→ PROBLEM DETAILS: Pictures in the data below are not part of the copy; transcribe everything else exactly.
*****
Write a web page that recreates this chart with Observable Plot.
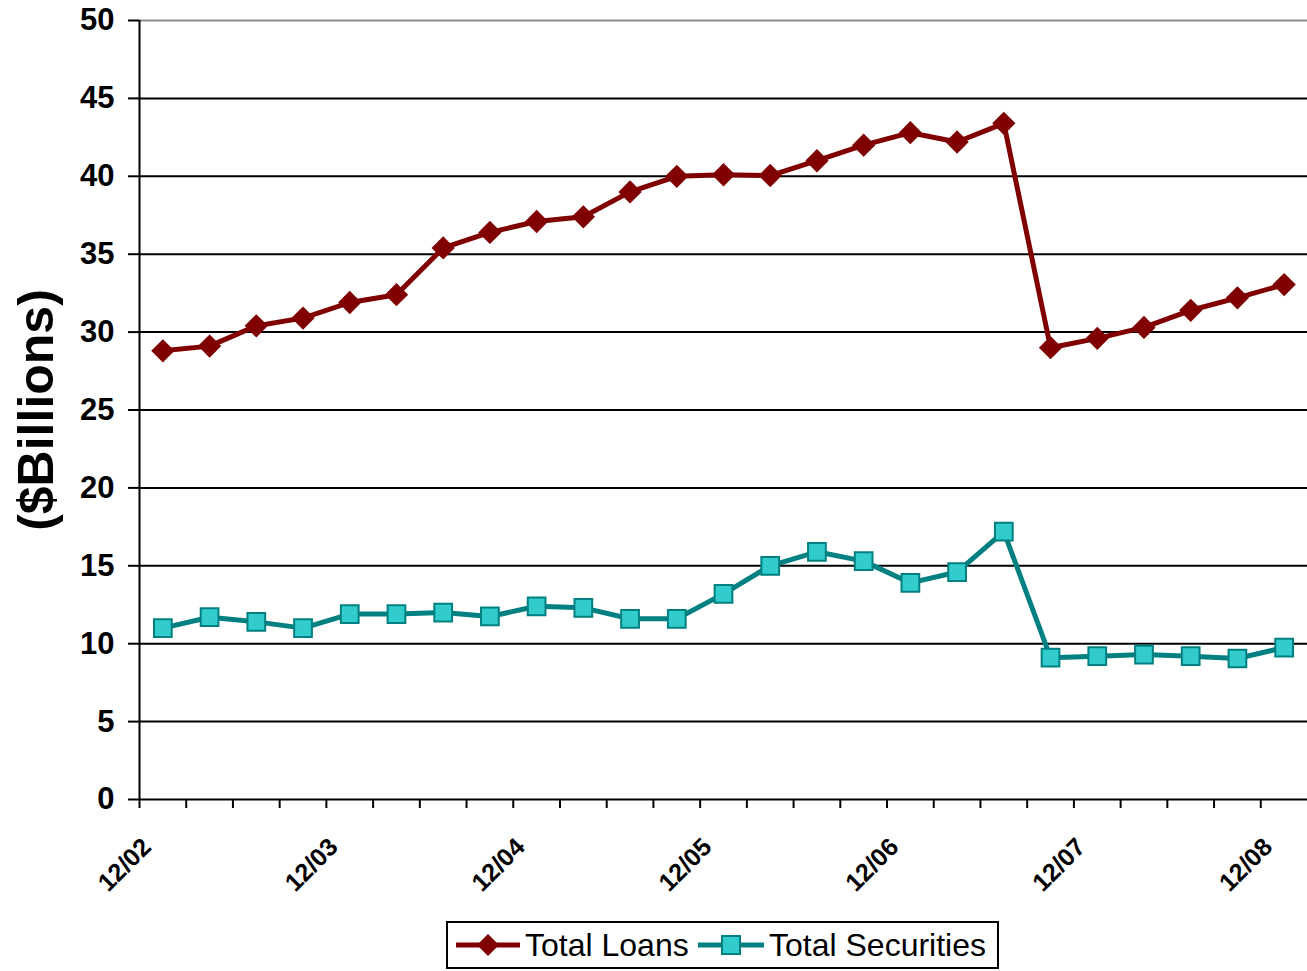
<!DOCTYPE html>
<html>
<head>
<meta charset="utf-8">
<script src="https://cdn.jsdelivr.net/npm/d3@7"></script>
<script src="https://cdn.jsdelivr.net/npm/@observablehq/plot@0.6"></script>
<style>
  html, body { margin: 0; padding: 0; background: #fff; }
  body { width: 1307px; height: 971px; position: relative; overflow: hidden;
         font-family: "Liberation Sans", Arial, sans-serif; }
  #chart svg { display: block; }
  #legend { position: absolute; left: 446px; top: 921px; width: 553px; height: 48px;
            box-sizing: border-box; border: 2px solid #000; background: #fff; }
  #legend .item { position: absolute; top: 0; height: 44px; display: flex; align-items: center; }
  #legend svg { display: block; }
  #legend span { font-size: 32px; color: #000; margin-left: 4px; line-height: 44px; white-space: nowrap; }
</style>
</head>
<body>
<div id="chart"></div>
<div id="legend">
  <div class="item" style="left:7px">
    <svg width="66" height="30" viewBox="0 0 66 30">
      <line x1="1" y1="15" x2="65" y2="15" stroke="#800000" stroke-width="5"/>
      <path d="M33,4 L44,15 L33,26 L22,15 Z" fill="#800000"/>
    </svg>
    <span>Total Loans</span>
  </div>
  <div class="item" style="left:249px">
    <svg width="68" height="30" viewBox="0 0 68 30">
      <line x1="1" y1="15" x2="67" y2="15" stroke="#008080" stroke-width="5"/>
      <rect x="25" y="6" width="18" height="18" fill="#33CCCC" stroke="#008080" stroke-width="2"/>
    </svg>
    <span>Total Securities</span>
  </div>
</div>
<script>
// Quarterly balances, $ billions, from the quarter after 12/02 through 12/08
const totalLoans = [28.8, 29.1, 30.4, 30.9, 31.9, 32.4, 35.4, 36.4, 37.1, 37.4,
                    39.0, 40.0, 40.1, 40.05, 41.0, 42.0, 42.8, 42.2, 43.4,
                    29.0, 29.6, 30.3, 31.4, 32.2, 33.05];
const totalSecurities = [11.0, 11.7, 11.4, 11.0, 11.9, 11.9, 12.0, 11.75, 12.4, 12.3,
                         11.6, 11.6, 13.2, 15.0, 15.9, 15.3, 13.9, 14.6, 17.2,
                         9.1, 9.2, 9.3, 9.2, 9.05, 9.75];
// Year-end labels, one every four quarter boundaries
const yearLabels = ["12/02", "12/03", "12/04", "12/05", "12/06", "12/07", "12/08"];
const yTicks = d3.range(0, 51, 5);

const nQuarters = totalLoans.length;
// Each quarter occupies one unit on x; points sit at the middle of their quarter
const loanRows = totalLoans.map((v, i) => ({q: i + 0.5, v}));
const secRows = totalSecurities.map((v, i) => ({q: i + 0.5, v}));
const boundaries = d3.range(0, nQuarters);

const chart = Plot.plot({
  width: 1307,
  height: 912,
  marginLeft: 139,
  marginRight: 0,
  marginTop: 20,
  marginBottom: 113,
  style: {fontFamily: "'Liberation Sans', Arial, sans-serif", background: "#fff", color: "#000"},
  x: {domain: [0, nQuarters], axis: null},
  y: {domain: [0, 50], axis: null},
  marks: [
    // horizontal gridlines, top one is the lighter plot border
    Plot.ruleY(yTicks.filter(t => t > 0), {
      stroke: d => d === 50 ? "#8c8c8c" : "#000", strokeWidth: 2
    }),
    // y axis
    Plot.axisY({
      ticks: yTicks, tickSize: 11, tickPadding: 14, fontSize: 31, fontWeight: "bold",
      label: null, strokeWidth: 2, stroke: "#000"
    }),
    Plot.ruleX([0], {stroke: "#000", strokeWidth: 2}),
    // x axis with a tick at each quarter boundary
    Plot.axisX({
      ticks: boundaries, tickSize: 9, tickFormat: () => "", label: null,
      strokeWidth: 2, stroke: "#000"
    }),
    Plot.ruleY([0], {stroke: "#000", strokeWidth: 2}),
    Plot.text(yearLabels, {
      x: (d, i) => i * 4, frameAnchor: "bottom", dx: 13, dy: 49, rotate: -45,
      textAnchor: "end", fontSize: 25, fontWeight: "bold", fill: "#000"
    }),
    // y axis title
    Plot.text(["($Billions)"], {
      frameAnchor: "left", textAnchor: "middle", dx: -103, rotate: -90,
      fontSize: 50, fontWeight: "bold", fill: "#000"
    }),
    // Total Loans
    Plot.line(loanRows, {x: "q", y: "v", stroke: "#800000", strokeWidth: 5}),
    Plot.dot(loanRows, {x: "q", y: "v", symbol: "diamond2", r: 10.5, fill: "#800000", stroke: "none"}),
    // Total Securities
    Plot.line(secRows, {x: "q", y: "v", stroke: "#008080", strokeWidth: 5}),
    Plot.dot(secRows, {x: "q", y: "v", symbol: "square", r: 10, fill: "#33CCCC",
                       stroke: "#008080", strokeWidth: 2})
  ]
});
document.getElementById("chart").appendChild(chart);
</script>
</body>
</html>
*****
→ THE RESPONSE:
Write a web page that recreates this chart with Observable Plot.
<!DOCTYPE html>
<html>
<head>
<meta charset="utf-8">
<script src="https://cdn.jsdelivr.net/npm/d3@7"></script>
<script src="https://cdn.jsdelivr.net/npm/@observablehq/plot@0.6"></script>
<style>
  html, body { margin: 0; padding: 0; background: #fff; }
  body { width: 1307px; height: 971px; position: relative; overflow: hidden;
         font-family: "Liberation Sans", Arial, sans-serif; }
  #chart svg { display: block; }
  #legend { position: absolute; left: 446px; top: 921px; width: 553px; height: 48px;
            box-sizing: border-box; border: 2px solid #000; background: #fff; }
  #legend .item { position: absolute; top: 0; height: 44px; display: flex; align-items: center; }
  #legend svg { display: block; }
  #legend span { font-size: 32px; color: #000; margin-left: 4px; line-height: 44px; white-space: nowrap; }
</style>
</head>
<body>
<div id="chart"></div>
<div id="legend">
  <div class="item" style="left:7px">
    <svg width="66" height="30" viewBox="0 0 66 30">
      <line x1="1" y1="15" x2="65" y2="15" stroke="#800000" stroke-width="5"/>
      <path d="M33,4 L44,15 L33,26 L22,15 Z" fill="#800000"/>
    </svg>
    <span>Total Loans</span>
  </div>
  <div class="item" style="left:249px">
    <svg width="68" height="30" viewBox="0 0 68 30">
      <line x1="1" y1="15" x2="67" y2="15" stroke="#008080" stroke-width="5"/>
      <rect x="25" y="6" width="18" height="18" fill="#33CCCC" stroke="#008080" stroke-width="2"/>
    </svg>
    <span>Total Securities</span>
  </div>
</div>
<script>
// Quarterly balances, $ billions, from the quarter after 12/02 through 12/08
const totalLoans = [28.8, 29.1, 30.4, 30.9, 31.9, 32.4, 35.4, 36.4, 37.1, 37.4,
                    39.0, 40.0, 40.1, 40.05, 41.0, 42.0, 42.8, 42.2, 43.4,
                    29.0, 29.6, 30.3, 31.4, 32.2, 33.05];
const totalSecurities = [11.0, 11.7, 11.4, 11.0, 11.9, 11.9, 12.0, 11.75, 12.4, 12.3,
                         11.6, 11.6, 13.2, 15.0, 15.9, 15.3, 13.9, 14.6, 17.2,
                         9.1, 9.2, 9.3, 9.2, 9.05, 9.75];
// Year-end labels, one every four quarter boundaries
const yearLabels = ["12/02", "12/03", "12/04", "12/05", "12/06", "12/07", "12/08"];
const yTicks = d3.range(0, 51, 5);

const nQuarters = totalLoans.length;
// Each quarter occupies one unit on x; points sit at the middle of their quarter
const loanRows = totalLoans.map((v, i) => ({q: i + 0.5, v}));
const secRows = totalSecurities.map((v, i) => ({q: i + 0.5, v}));
const boundaries = d3.range(0, nQuarters);

const chart = Plot.plot({
  width: 1307,
  height: 912,
  marginLeft: 139,
  marginRight: 0,
  marginTop: 20,
  marginBottom: 113,
  style: {fontFamily: "'Liberation Sans', Arial, sans-serif", background: "#fff", color: "#000"},
  x: {domain: [0, nQuarters], axis: null},
  y: {domain: [0, 50], axis: null},
  marks: [
    // horizontal gridlines, top one is the lighter plot border
    Plot.ruleY(yTicks.filter(t => t > 0), {
      stroke: d => d === 50 ? "#8c8c8c" : "#000", strokeWidth: 2
    }),
    // y axis
    Plot.axisY({
      ticks: yTicks, tickSize: 11, tickPadding: 14, fontSize: 31, fontWeight: "bold",
      label: null, strokeWidth: 2, stroke: "#000"
    }),
    Plot.ruleX([0], {stroke: "#000", strokeWidth: 2}),
    // x axis with a tick at each quarter boundary
    Plot.axisX({
      ticks: boundaries, tickSize: 9, tickFormat: () => "", label: null,
      strokeWidth: 2, stroke: "#000"
    }),
    Plot.ruleY([0], {stroke: "#000", strokeWidth: 2}),
    Plot.text(yearLabels, {
      x: (d, i) => i * 4, frameAnchor: "bottom", dx: 13, dy: 49, rotate: -45,
      textAnchor: "end", fontSize: 25, fontWeight: "bold", fill: "#000"
    }),
    // y axis title
    Plot.text(["($Billions)"], {
      frameAnchor: "left", textAnchor: "middle", dx: -103, rotate: -90,
      fontSize: 50, fontWeight: "bold", fill: "#000"
    }),
    // Total Loans
    Plot.line(loanRows, {x: "q", y: "v", stroke: "#800000", strokeWidth: 5}),
    Plot.dot(loanRows, {x: "q", y: "v", symbol: "diamond2", r: 10.5, fill: "#800000", stroke: "none"}),
    // Total Securities
    Plot.line(secRows, {x: "q", y: "v", stroke: "#008080", strokeWidth: 5}),
    Plot.dot(secRows, {x: "q", y: "v", symbol: "square", r: 10, fill: "#33CCCC",
                       stroke: "#008080", strokeWidth: 2})
  ]
});
document.getElementById("chart").appendChild(chart);
</script>
</body>
</html>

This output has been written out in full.